Among the many not-so-loveable patterns I repeat in my relationships is my desire to spend every spare moment with the snugglebear in my life. Probably because I go so long between snugglebears that I have to squeeze in as much as I can to catch up. I caught myself doing this again with the boy of the moment this past weekend. We had essentially spent the entire weekend together, so he declined my invitation to share a lovely Sunday with me. My instinctual reaction was to get butthurt and conclude that he chose not to spend time with me because he hated me with the fire of a thousand angry suns.
Then the more reasonable little angel on the opposite shoulder stepped in, smacked me upside the head and calmly explained that a couple does not have to spend every spare moment together in order to be happy. In fact, chances are it’s probably healthier to spend some time apart. Give each other a chance to miss those adorable little habits that you love so much. Like the cute way he clips his toenails in the sink or his sweet concern for your poor housekeeping skills.

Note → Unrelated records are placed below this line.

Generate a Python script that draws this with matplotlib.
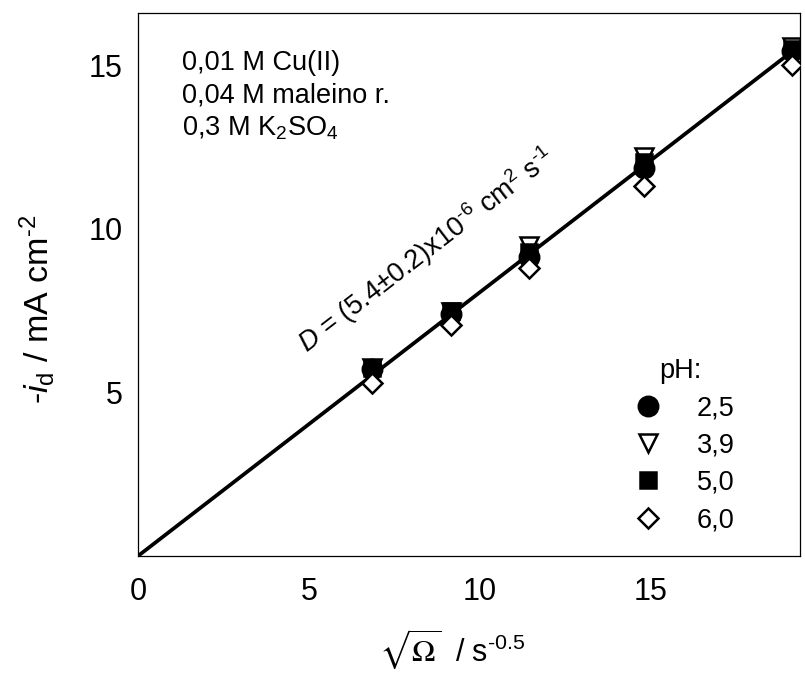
import matplotlib
matplotlib.use("Agg")
import matplotlib.pyplot as plt
import numpy as np

plt.rcParams["font.family"] = ["Liberation Sans", "DejaVu Sans"]
plt.rcParams["mathtext.fontset"] = "custom"
plt.rcParams["mathtext.rm"] = "Liberation Sans"
plt.rcParams["mathtext.it"] = "Liberation Sans:italic"

# sqrt(omega) / s^-0.5
sqrt_omega = [6.86, 9.16, 11.45, 14.82, 19.15]

# -i_d / mA cm^-2 for each pH
id_ph25 = [5.72, 7.40, 9.14, 11.85, 15.45]
id_ph39 = [5.76, 7.45, 9.48, 12.20, 15.55]
id_ph50 = [5.74, 7.49, 9.30, 12.05, 15.50]
id_ph60 = [5.29, 7.06, 8.81, 11.32, 15.00]

fit_slope = 0.806
fit_x = [0.0, 19.6]

TICK_FS = 22
TEXT_FS = 19.5

fig = plt.figure(figsize=(8.05, 6.73), dpi=100)
ax = fig.add_axes([138 / 805, 1 - 556 / 673, 662 / 805, 543 / 673])

ax.plot(fit_x, [fit_slope * v for v in fit_x], color="black", lw=2.7, zorder=2,
        solid_capstyle="butt")

mk = dict(linestyle="none", markeredgecolor="black", markeredgewidth=1.8, zorder=3)
ax.plot(sqrt_omega, id_ph25, marker="o", ms=14, mfc="black", label="2,5", **mk)
ax.plot(sqrt_omega, id_ph39, marker="v", ms=13, mfc="white", label="3,9", **mk)
ax.plot(sqrt_omega, id_ph50, marker="s", ms=12, mfc="black", label="5,0", **mk)
ax.plot(sqrt_omega, id_ph60, marker="D", ms=10.5, mfc="white", label="6,0", **mk)

ax.set_xlim(0, 19.37)
ax.set_ylim(0, 16.6)
ax.set_xticks([0, 5, 10, 15])
ax.set_yticks([5, 10, 15])
ax.tick_params(axis="both", labelsize=TICK_FS, length=0)
ax.tick_params(axis="x", pad=15)
ax.tick_params(axis="y", pad=11)
for sp in ax.spines.values():
    sp.set_linewidth(0.9)

ax.set_ylabel(r"-$\mathit{i}_\mathrm{d}$ / mA cm$^{\text{-2}}$", fontsize=24.5)
ax.yaxis.set_label_coords(-0.122, 0.455)

# x label: serif sqrt(Omega) followed by sans units
fig.text(441 / 805, 1 - 661 / 673, r"$\sqrt{\Omega}$", fontsize=22.5,
         ha="right", va="baseline", math_fontfamily="stix")
fig.text(455 / 805, 1 - 662 / 673, r"/ s$^{\text{-0.5}}$", fontsize=TICK_FS,
         ha="left", va="baseline")

ax.text(1.3, 14.85, "0,01 M Cu(II)", fontsize=TEXT_FS)
ax.text(1.3, 13.85, "0,04 M maleino r.", fontsize=TEXT_FS)
ax.text(1.3, 12.85, r"0,3 M K$_2$SO$_4$", fontsize=TEXT_FS)

ang = np.degrees(np.arctan(fit_slope * 32.7 / 34.2))
ax.text(8.45, 9.35,
        r"$\mathit{D}$ = (5.4±0.2)x10$^{\text{-6}}$ cm$^{2}$ s$^{\text{-1}}$",
        fontsize=TEXT_FS, rotation=ang, rotation_mode="anchor",
        ha="center", va="center")

leg = ax.legend(loc="lower right", bbox_to_anchor=(0.918, 0.022), frameon=False,
                fontsize=TEXT_FS, title="pH:", title_fontsize=TEXT_FS,
                handletextpad=1.0, labelspacing=0.42, borderaxespad=0,
                handlelength=1.6)

fig.savefig("out.png", dpi=100)
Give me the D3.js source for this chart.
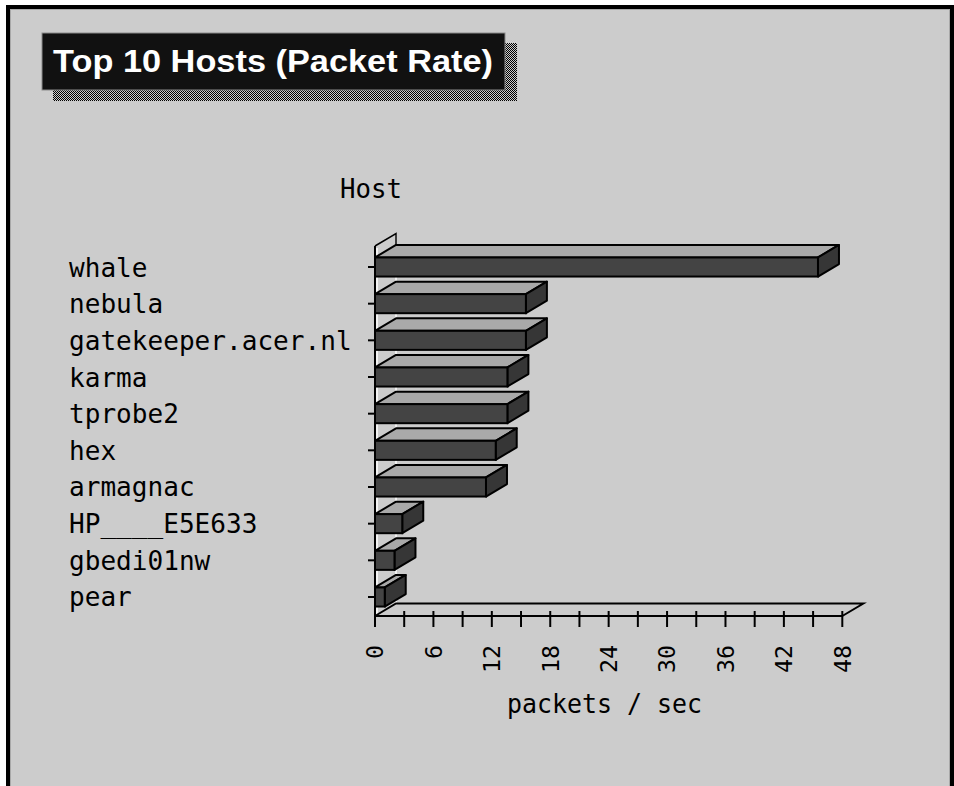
<!DOCTYPE html>
<html>
<head>
<meta charset="utf-8">
<script src="https://cdn.jsdelivr.net/npm/d3@7"></script>
<style>
  html, body { margin: 0; padding: 0; background: #ffffff; }
  svg { display: block; }
</style>
</head>
<body>
<svg id="chart" width="954" height="786"></svg>
<script>
// ---- data ----
const title = "Top 10 Hosts (Packet Rate)";
const hosts = ["whale", "nebula", "gatekeeper.acer.nl", "karma", "tprobe2", "hex", "armagnac", "HP____E5E633", "gbedi01nw", "pear"];
const rates = [45.5, 15.5, 15.5, 13.6, 13.6, 12.4, 11.4, 2.8, 2.0, 1.0];
const xTicks = [0, 3, 6, 9, 12, 15, 18, 21, 24, 27, 30, 33, 36, 39, 42, 45, 48];
const xTickLabels = ["0", "6", "12", "18", "24", "30", "36", "42", "48"];
const yTitle = "Host";
const xTitle = "packets / sec";

// ---- drawing ----
const svg = d3.select("#chart");
const mono = "'DejaVu Sans Mono', 'Liberation Mono', monospace";

// panel
svg.append("rect").attr("x", 8).attr("y", 7).attr("width", 944).attr("height", 800)
  .attr("fill", "#cccccc").attr("stroke", "#000").attr("stroke-width", 4);
svg.append("rect").attr("x", 10.5).attr("y", 9.5).attr("width", 939).attr("height", 800)
  .attr("fill", "none").attr("stroke", "#a8a8a8").attr("stroke-width", 1);

// checker pattern for title shadow
const defs = svg.append("defs");
const pat = defs.append("pattern").attr("id", "checker").attr("patternUnits", "userSpaceOnUse")
  .attr("width", 2).attr("height", 2);
pat.append("rect").attr("width", 2).attr("height", 2).attr("fill", "#cccccc");
pat.append("rect").attr("x", 0).attr("y", 0).attr("width", 1).attr("height", 1).attr("fill", "#000");
pat.append("rect").attr("x", 1).attr("y", 1).attr("width", 1).attr("height", 1).attr("fill", "#000");

// title box
svg.append("rect").attr("x", 53).attr("y", 43).attr("width", 464).attr("height", 58).attr("fill", "url(#checker)");
svg.append("rect").attr("x", 42).attr("y", 33).attr("width", 463).attr("height", 57)
  .attr("fill", "#111").attr("stroke", "#8a8a8a").attr("stroke-width", 1);
svg.append("text").attr("x", 53).attr("y", 72)
  .attr("font-family", "'Liberation Sans', Arial, sans-serif").attr("font-weight", "bold")
  .attr("font-size", 32).attr("fill", "#fff")
  .attr("textLength", 440).attr("lengthAdjust", "spacingAndGlyphs")
  .text(title);

// scales
const x = d3.scaleLinear().domain([0, 48]).range([375, 842.3]);
const y = d3.scaleBand().domain(hosts).range([248.67, 615.33]).paddingInner(0.48).paddingOuter(0.24);
const dx = 21, dy = -12.5;
const x0 = x(0);
const yBottom = 616;
const yTop = 246;

// back wall (left) outline
svg.append("path")
  .attr("d", `M${x0 + dx},${yTop + dy} L${x0 + dx},${yBottom + dy}`)
  .attr("stroke", "#ffffff").attr("stroke-width", 1.5).attr("fill", "none");
svg.append("path")
  .attr("d", `M${x0 + 2},${yTop + 2} L${x0 + 2},${yBottom}`)
  .attr("stroke", "#ffffff").attr("stroke-width", 1.5).attr("fill", "none");
svg.append("path")
  .attr("d", `M${x0},${yTop} L${x0 + dx},${yTop + dy} L${x0 + dx},${yTop + dy + 12}`)
  .attr("stroke", "#000").attr("stroke-width", 1.5).attr("fill", "none");

// floor lines
svg.append("path")
  .attr("d", `M${x0},${yBottom} L${x0 + dx},${yBottom + dy} L${x(48) + dx},${yBottom + dy} L${x(48)},${yBottom}`)
  .attr("stroke", "#000").attr("stroke-width", 2).attr("fill", "none");

// bars
const g = svg.append("g");
hosts.forEach((h, i) => {
  const v = rates[i];
  const xa = x(0), xb = x(v);
  const t = y(h), bh = y.bandwidth();
  const bar = g.append("g");
  // top face
  bar.append("path")
    .attr("d", `M${xa},${t} L${xa + dx},${t + dy} L${xb + dx},${t + dy} L${xb},${t} Z`)
    .attr("fill", "#a9a9a9").attr("stroke", "#000").attr("stroke-width", 2).attr("stroke-linejoin", "round");
  // side face
  bar.append("path")
    .attr("d", `M${xb},${t} L${xb + dx},${t + dy} L${xb + dx},${t + bh + dy} L${xb},${t + bh} Z`)
    .attr("fill", "#363636").attr("stroke", "#000").attr("stroke-width", 2).attr("stroke-linejoin", "round");
  // front face
  bar.append("rect")
    .attr("x", xa).attr("y", t).attr("width", xb - xa).attr("height", bh)
    .attr("fill", "#444444").attr("stroke", "#000").attr("stroke-width", 2);
});

// y axis
svg.append("line").attr("x1", x0).attr("x2", x0).attr("y1", yTop).attr("y2", 627)
  .attr("stroke", "#000").attr("stroke-width", 2);
hosts.forEach(h => {
  const cy = y(h) + y.bandwidth() / 2;
  svg.append("line").attr("x1", 368).attr("x2", x0).attr("y1", cy).attr("y2", cy)
    .attr("stroke", "#000").attr("stroke-width", 2);
  svg.append("text").attr("x", 69).attr("y", cy + 9.5)
    .attr("font-family", mono).attr("font-size", 27).attr("fill", "#000")
    .attr("textLength", h.length * 15.7).attr("lengthAdjust", "spacingAndGlyphs")
    .text(h);
});

// x axis
svg.append("line").attr("x1", x0).attr("x2", x(48)).attr("y1", yBottom).attr("y2", yBottom)
  .attr("stroke", "#000").attr("stroke-width", 2);
xTicks.forEach(v => {
  svg.append("line").attr("x1", x(v)).attr("x2", x(v)).attr("y1", 611).attr("y2", 627)
    .attr("stroke", "#000").attr("stroke-width", 2);
});
xTickLabels.forEach(s => {
  const v = +s;
  svg.append("text")
    .attr("transform", `translate(${x(v)},645) rotate(-90)`)
    .attr("text-anchor", "end").attr("dy", "0.36em")
    .attr("font-family", mono).attr("font-size", 23).attr("fill", "#000")
    .attr("textLength", s.length * 14).attr("lengthAdjust", "spacingAndGlyphs")
    .text(s);
});

// axis titles
svg.append("text").attr("x", 340).attr("y", 198)
  .attr("font-family", mono).attr("font-size", 27).attr("fill", "#000")
  .attr("textLength", 62).attr("lengthAdjust", "spacingAndGlyphs")
  .text(yTitle);
svg.append("text").attr("x", 507).attr("y", 713)
  .attr("font-family", mono).attr("font-size", 27).attr("fill", "#000")
  .attr("textLength", 195).attr("lengthAdjust", "spacingAndGlyphs")
  .text(xTitle);
</script>
</body>
</html>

More than anything, that free time gives you the opportunity to continue your personal growth outside of the relationship. It seems fairly obvious, but it took a friend pointing it out as I was embarking on my latest romantical adventure:
When you start a relationship, force yourself to do things you did before meeting him. That way when the infatuation high comes down you won't have lost yourself.
-Big Sister Morgan
Doing the things I loved prior to the relationship helps me stay in touch with a certain level of independence. An independence I need in order to prevent myself from crumbling if the relationship does. I don’t know why it’s been so difficult for me to maintain this balance. I actually feared I had become too autonomous during my season of singlehood. I enjoyed being able to come and go without consulting someone else’s schedule so much that I figured I would be neglectful of the next hunnybun’s needs when he came along.
But it turns out it’s easier for me to fall into old patterns. It would seem an extended period of singlehood did nothing to really change the core of who I am in a relationship. It’s pretty easy for me to blow off lesser obligations to commit to spending time with poodle. That’s probably a good thing to some degree as it indicates that I actually enjoy spending time with the kid.
Though I will say the lessons I learned in loving my time flying solo will come in handy the next time a relationship ends. After years of serial monogamy, being alone felt unnatural and this kept me in a number of truly unhealthy situations. Next time I imagine it won’t be so difficult to bounce back. It’s gotta be like riding a bike, right? Regardless, this bouncing will be much softer if I take the time to foster relationships and interests outside the confines of my love interest. Plus, he will likely appreciate the breathing room.